Looks like they were lucky to end their turn with a priest of leaves that has the ability to bloom forests on a tile that could be bloomed. That's just my interpretation, of course.
Yeah, the priest of leaves bloomed three forests right after each other, but that was it.

I increased the AIweight of the Nature II promotion and changed the bloom spell so that it can also be cast on tiles with terrain improvements, but the AI refuses to roam around their priests of leaves so they get the opportunity to bloom. They just sit around in their cities.

Even if I only give them the animal AI. Though that perhaps may be because the already existing priests of leaves stay stuck with the unit AI of the time they were built (before I gave them only animal AI). I guess I'll see further what happens...
Hmm, my experience seems to be slightly different. Though of course I have less actual gameplay experience with RoM than some people here.

So I'd love to hear more opinions.
Re pastures being a civ tradeoff instead of an improvement choice. I'd say that's partially true. Eg Khazad and philosophical leaders would fall on the farm/mine extreme, while Hippus fall on the other. But that counts for about every aspect of the game that there is some synergy between a certain strategy and some civs that are especially good in that. Eg some religions or unit research paths being the obvious choice for certain civs. For most civs though the impression seems to me though that they can go either way.
Re an evolution from pastures from farms, I seem to notice this partially too. For me though part of the reason is simply that the Sanitation tech is much cheaper and more attractive than Stirrups. Perhaps increasing Sanitation cost and decreasing Stirrups cost would help? Or perhaps split Sanitation in a Sanitation and Crop Rotation tech?
But still, the evolution from pasture to farm seems much slower with me. In my current game I'm currently still not building farms everywhere for the following reasons:
1) I don't have fresh water access everywhere.
2) My happiness limit is not high enough to support farms and high population everywhere, so I'd rather have some extra hammers than food that would only give me unhappy citizens.
3) I have repeated wars with my more powerful Sidar neighbour who's razing the improvements around a couple border cities.

So it would be pointless to waste time on farms.
4) Worker shortages... Farms costs more time to build, so I find it better to build pastures instead for now. This is even more the case since I still have a couple Nomadic Horsemen running around who can only build pastures.
Aren't these issues for you? Though of course this may just be a consequence of the sort of games I play: generally a builder's nightmare.

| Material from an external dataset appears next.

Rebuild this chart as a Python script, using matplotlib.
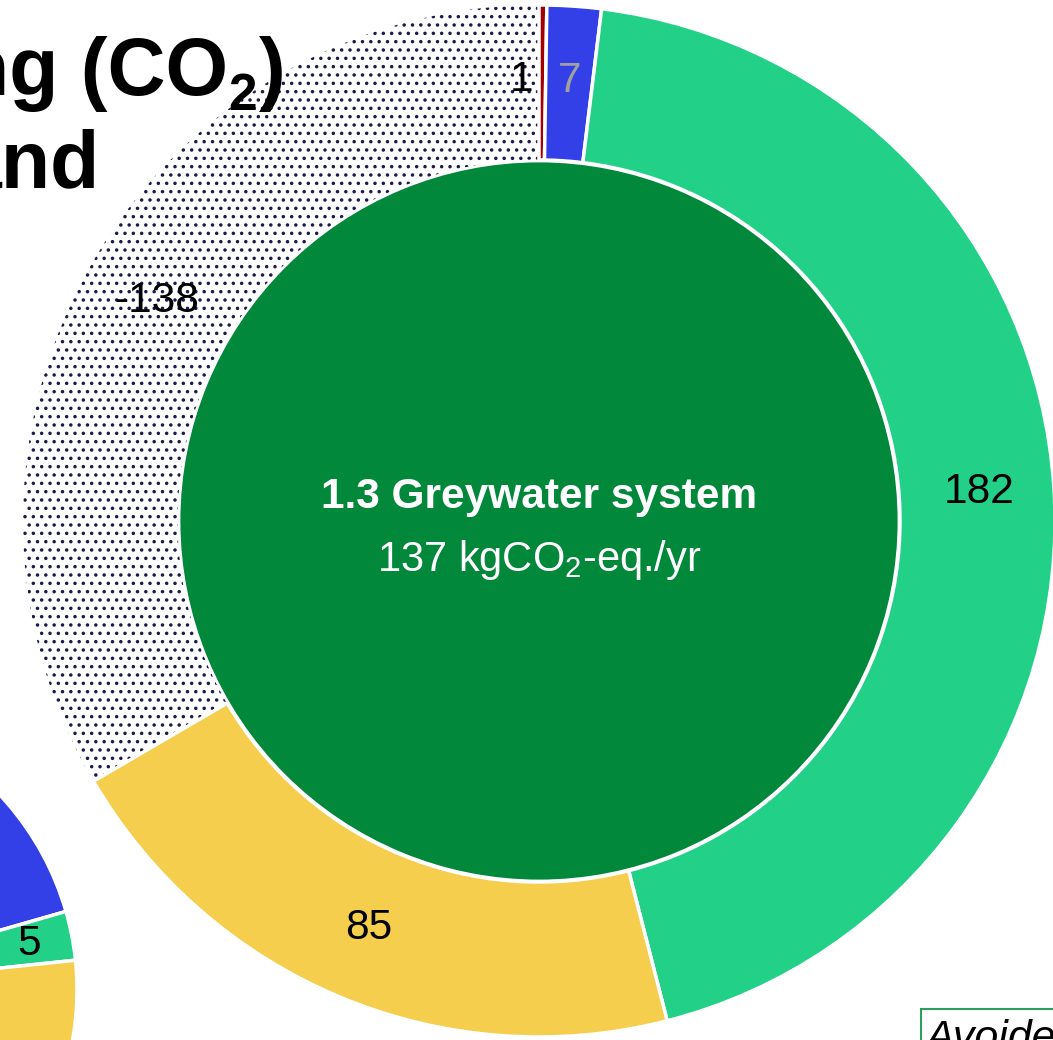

1) Fresh water access everywhere may be easier on continents or pangea maps. 2) Octopus Overlords and Ashen Veil have no issue with happiness limits. 3 & 4) The smaller maps with the more aggressive AI opponents you play, the more pastures become attractive, and the less time you have to build sufficient workers between the heavy military expenditures. Stuff like that.
the other thing i did was picked nomadism asap and got horseback riding, drafted "mounted settlers" which enabled me to expand a lot faster than usual, then just ditched nomadism again when i couldnt afford to expand any further. im not sure if this is really the spirit of nomadism or imperialism
I'd say that's just good strategy. Roleplaywise you could also consider the nomadism civic as cowboy style expansionism on the far west frontier. Gameplaywise for such a strategy to make a difference you need to research Horseback Riding early. You could have used that time to found a religion instead. So for the moment I'd say this is not unbalancing.
Tech tree could use some cleaning up- but thats a minor issue.
I know. I'm open to suggestions.

Problem is that Warfare now has three OR prerequisites as part of the process of making the mounted and archer lines more attractive. And those annoying OR lines easily cause trouble.
I saw Blood of the Phoenix got nerfed!!! After I built it of course... Could be a cheaper build to reflect the much weaker ability, plus maybe an earlier tech- the new effect is weak for a late game wonder.
I didn't do anything.

What's different?
One thing though- about 50% of the time it says that the unit ran away but I killed it anyways.
Have noticed that too. Don't know what could be causing it though.

Normally the withdrawal event should happen before the actual attack even happens.
my Bambur comes out as a half orange sphere; the other dwarf hero is ok
any idea of what is causing this ?
thanks
I'd suggest to reinstall patch i and then RoM over it again. Normally you should have a Assets/art/units/Heroes/Bambur folder which got added with the latest patch i.